SOURCE DATA:

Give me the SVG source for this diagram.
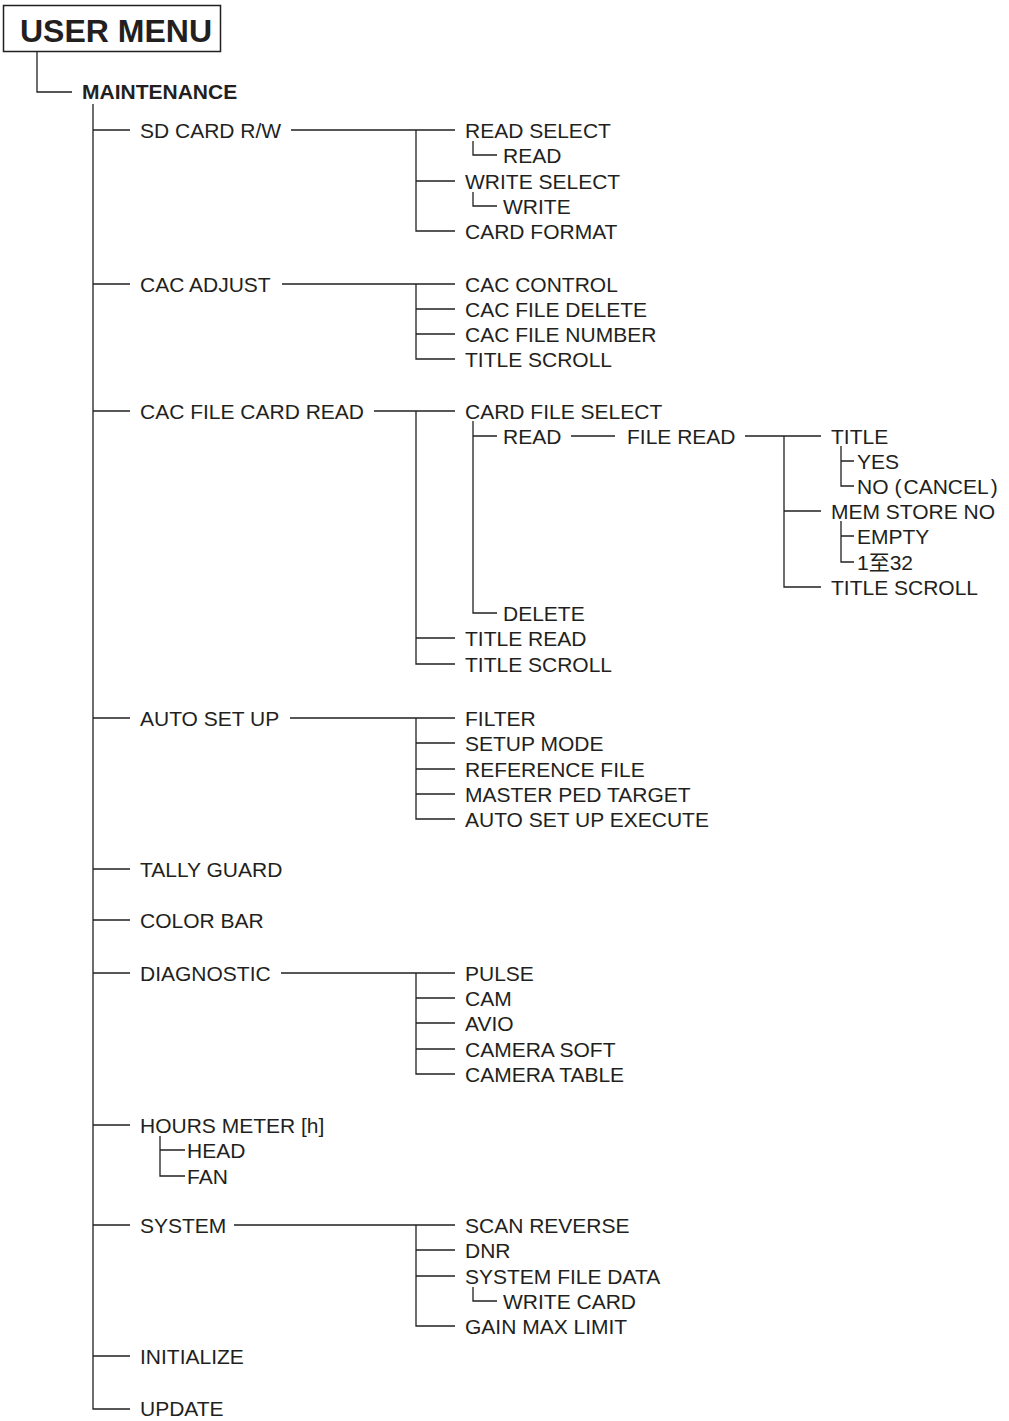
<svg xmlns="http://www.w3.org/2000/svg" width="1009" height="1421" viewBox="0 0 1009 1421">
<style>
text{font-family:"Liberation Sans","Noto Sans CJK SC",Arial,sans-serif;font-size:21px;fill:#231f20}
.b{font-weight:bold}
.t{font-size:32px;font-weight:bold}
.c path{fill:none;stroke:#231f20;stroke-width:1.3}
</style>
<rect width="1009" height="1421" fill="#fff"/>
<g class="c" id="connectors">
<path d="M37 52V92H72"/>
<path d="M93 104V1409H130"/>
<path d="M93 130H130M93 284H130M93 411H130M93 718H130M93 869H130M93 920H130M93 973H130M93 1125H130M93 1225H130M93 1356H130"/>
<path d="M291 130H455M416 130V231H455M416 181H455M473 141V155H497M473 192V206H497"/>
<path d="M282 284H455M416 284V359H455M416 309H455M416 334H455"/>
<path d="M374 411H455M416 411V664H455M416 638H455M473 421V613H497M473 436H497M571 436H615M745 436H821M784 436V587H821M784 511H821M841 446V486H854M841 461H854M841 521V562H854M841 536H854"/>
<path d="M290 718H455M416 718V819H455M416 743H455M416 769H455M416 794H455"/>
<path d="M281 973H455M416 973V1074H455M416 998H455M416 1023H455M416 1049H455"/>
<path d="M160 1136V1176H185M160 1150H185"/>
<path d="M234 1225H455M416 1225V1326H455M416 1250H455M416 1276H455M473 1287V1301H497"/>
</g>
<g id="user-menu"><rect x="3.5" y="5.5" width="217" height="46" fill="none" stroke="#231f20" stroke-width="1.5"/><text class="t" x="20" y="42">USER MENU</text></g>
<g id="maintenance"><text class="b" x="82" y="99">MAINTENANCE</text></g>
<g id="sd-card"><text x="140" y="137.5">SD CARD R/W</text>
<text x="465" y="137.5">READ SELECT</text><text x="503" y="162.5">READ</text>
<text x="465" y="188.5">WRITE SELECT</text><text x="503" y="213.5">WRITE</text>
<text x="465" y="238.5">CARD FORMAT</text></g>
<g id="cac-adjust"><text x="140" y="291.5">CAC ADJUST</text>
<text x="465" y="291.5">CAC CONTROL</text><text x="465" y="316.5">CAC FILE DELETE</text>
<text x="465" y="341.5">CAC FILE NUMBER</text><text x="465" y="366.5">TITLE SCROLL</text></g>
<g id="cac-file-card-read"><text x="140" y="418.5">CAC FILE CARD READ</text>
<text x="465" y="418.5">CARD FILE SELECT</text>
<text x="503" y="443.5">READ</text><text x="627" y="443.5">FILE READ</text>
<text x="831" y="443.5">TITLE</text><text x="857" y="468.5">YES</text><text x="857" y="493.5">NO<tspan dx="6">(</tspan><tspan dx="2">CANCEL</tspan><tspan dx="2">)</tspan></text>
<text x="831" y="518.5">MEM STORE NO</text><text x="857" y="543.5">EMPTY</text><text x="857" y="569.5">1至32</text>
<text x="831" y="594.5">TITLE SCROLL</text>
<text x="503" y="620.5">DELETE</text>
<text x="465" y="645.5">TITLE READ</text><text x="465" y="671.5">TITLE SCROLL</text></g>
<g id="auto-set-up"><text x="140" y="725.5">AUTO SET UP</text>
<text x="465" y="725.5">FILTER</text><text x="465" y="750.5">SETUP MODE</text>
<text x="465" y="776.5">REFERENCE FILE</text><text x="465" y="801.5">MASTER PED TARGET</text>
<text x="465" y="826.5">AUTO SET UP EXECUTE</text></g>
<g id="tally-guard"><text x="140" y="876.5">TALLY GUARD</text></g>
<g id="color-bar"><text x="140" y="927.5">COLOR BAR</text></g>
<g id="diagnostic"><text x="140" y="980.5">DIAGNOSTIC</text>
<text x="465" y="980.5">PULSE</text><text x="465" y="1005.5">CAM</text><text x="465" y="1030.5">AVIO</text>
<text x="465" y="1056.5">CAMERA SOFT</text><text x="465" y="1081.5">CAMERA TABLE</text></g>
<g id="hours-meter"><text x="140" y="1132.5">HOURS METER [h]</text>
<text x="187" y="1157.5">HEAD</text><text x="187" y="1183.5">FAN</text></g>
<g id="system"><text x="140" y="1232.5">SYSTEM</text>
<text x="465" y="1232.5">SCAN REVERSE</text><text x="465" y="1257.5">DNR</text>
<text x="465" y="1283.5">SYSTEM FILE DATA</text><text x="503" y="1308.5">WRITE CARD</text>
<text x="465" y="1333.5">GAIN MAX LIMIT</text></g>
<g id="initialize"><text x="140" y="1363.5">INITIALIZE</text></g>
<g id="update"><text x="140" y="1416">UPDATE</text></g>
</svg>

TASK GOAL:
Pictures are to be left out; repeat all the remaining data exactly.

OUTPUT OF THE EXERCISE:
Give me the SVG source for this diagram.
<svg xmlns="http://www.w3.org/2000/svg" width="1009" height="1421" viewBox="0 0 1009 1421">
<style>
text{font-family:"Liberation Sans","Noto Sans CJK SC",Arial,sans-serif;font-size:21px;fill:#231f20}
.b{font-weight:bold}
.t{font-size:32px;font-weight:bold}
.c path{fill:none;stroke:#231f20;stroke-width:1.3}
</style>
<rect width="1009" height="1421" fill="#fff"/>
<g class="c" id="connectors">
<path d="M37 52V92H72"/>
<path d="M93 104V1409H130"/>
<path d="M93 130H130M93 284H130M93 411H130M93 718H130M93 869H130M93 920H130M93 973H130M93 1125H130M93 1225H130M93 1356H130"/>
<path d="M291 130H455M416 130V231H455M416 181H455M473 141V155H497M473 192V206H497"/>
<path d="M282 284H455M416 284V359H455M416 309H455M416 334H455"/>
<path d="M374 411H455M416 411V664H455M416 638H455M473 421V613H497M473 436H497M571 436H615M745 436H821M784 436V587H821M784 511H821M841 446V486H854M841 461H854M841 521V562H854M841 536H854"/>
<path d="M290 718H455M416 718V819H455M416 743H455M416 769H455M416 794H455"/>
<path d="M281 973H455M416 973V1074H455M416 998H455M416 1023H455M416 1049H455"/>
<path d="M160 1136V1176H185M160 1150H185"/>
<path d="M234 1225H455M416 1225V1326H455M416 1250H455M416 1276H455M473 1287V1301H497"/>
</g>
<g id="user-menu"><rect x="3.5" y="5.5" width="217" height="46" fill="none" stroke="#231f20" stroke-width="1.5"/><text class="t" x="20" y="42">USER MENU</text></g>
<g id="maintenance"><text class="b" x="82" y="99">MAINTENANCE</text></g>
<g id="sd-card"><text x="140" y="137.5">SD CARD R/W</text>
<text x="465" y="137.5">READ SELECT</text><text x="503" y="162.5">READ</text>
<text x="465" y="188.5">WRITE SELECT</text><text x="503" y="213.5">WRITE</text>
<text x="465" y="238.5">CARD FORMAT</text></g>
<g id="cac-adjust"><text x="140" y="291.5">CAC ADJUST</text>
<text x="465" y="291.5">CAC CONTROL</text><text x="465" y="316.5">CAC FILE DELETE</text>
<text x="465" y="341.5">CAC FILE NUMBER</text><text x="465" y="366.5">TITLE SCROLL</text></g>
<g id="cac-file-card-read"><text x="140" y="418.5">CAC FILE CARD READ</text>
<text x="465" y="418.5">CARD FILE SELECT</text>
<text x="503" y="443.5">READ</text><text x="627" y="443.5">FILE READ</text>
<text x="831" y="443.5">TITLE</text><text x="857" y="468.5">YES</text><text x="857" y="493.5">NO<tspan dx="6">(</tspan><tspan dx="2">CANCEL</tspan><tspan dx="2">)</tspan></text>
<text x="831" y="518.5">MEM STORE NO</text><text x="857" y="543.5">EMPTY</text><text x="857" y="569.5">1至32</text>
<text x="831" y="594.5">TITLE SCROLL</text>
<text x="503" y="620.5">DELETE</text>
<text x="465" y="645.5">TITLE READ</text><text x="465" y="671.5">TITLE SCROLL</text></g>
<g id="auto-set-up"><text x="140" y="725.5">AUTO SET UP</text>
<text x="465" y="725.5">FILTER</text><text x="465" y="750.5">SETUP MODE</text>
<text x="465" y="776.5">REFERENCE FILE</text><text x="465" y="801.5">MASTER PED TARGET</text>
<text x="465" y="826.5">AUTO SET UP EXECUTE</text></g>
<g id="tally-guard"><text x="140" y="876.5">TALLY GUARD</text></g>
<g id="color-bar"><text x="140" y="927.5">COLOR BAR</text></g>
<g id="diagnostic"><text x="140" y="980.5">DIAGNOSTIC</text>
<text x="465" y="980.5">PULSE</text><text x="465" y="1005.5">CAM</text><text x="465" y="1030.5">AVIO</text>
<text x="465" y="1056.5">CAMERA SOFT</text><text x="465" y="1081.5">CAMERA TABLE</text></g>
<g id="hours-meter"><text x="140" y="1132.5">HOURS METER [h]</text>
<text x="187" y="1157.5">HEAD</text><text x="187" y="1183.5">FAN</text></g>
<g id="system"><text x="140" y="1232.5">SYSTEM</text>
<text x="465" y="1232.5">SCAN REVERSE</text><text x="465" y="1257.5">DNR</text>
<text x="465" y="1283.5">SYSTEM FILE DATA</text><text x="503" y="1308.5">WRITE CARD</text>
<text x="465" y="1333.5">GAIN MAX LIMIT</text></g>
<g id="initialize"><text x="140" y="1363.5">INITIALIZE</text></g>
<g id="update"><text x="140" y="1416">UPDATE</text></g>
</svg>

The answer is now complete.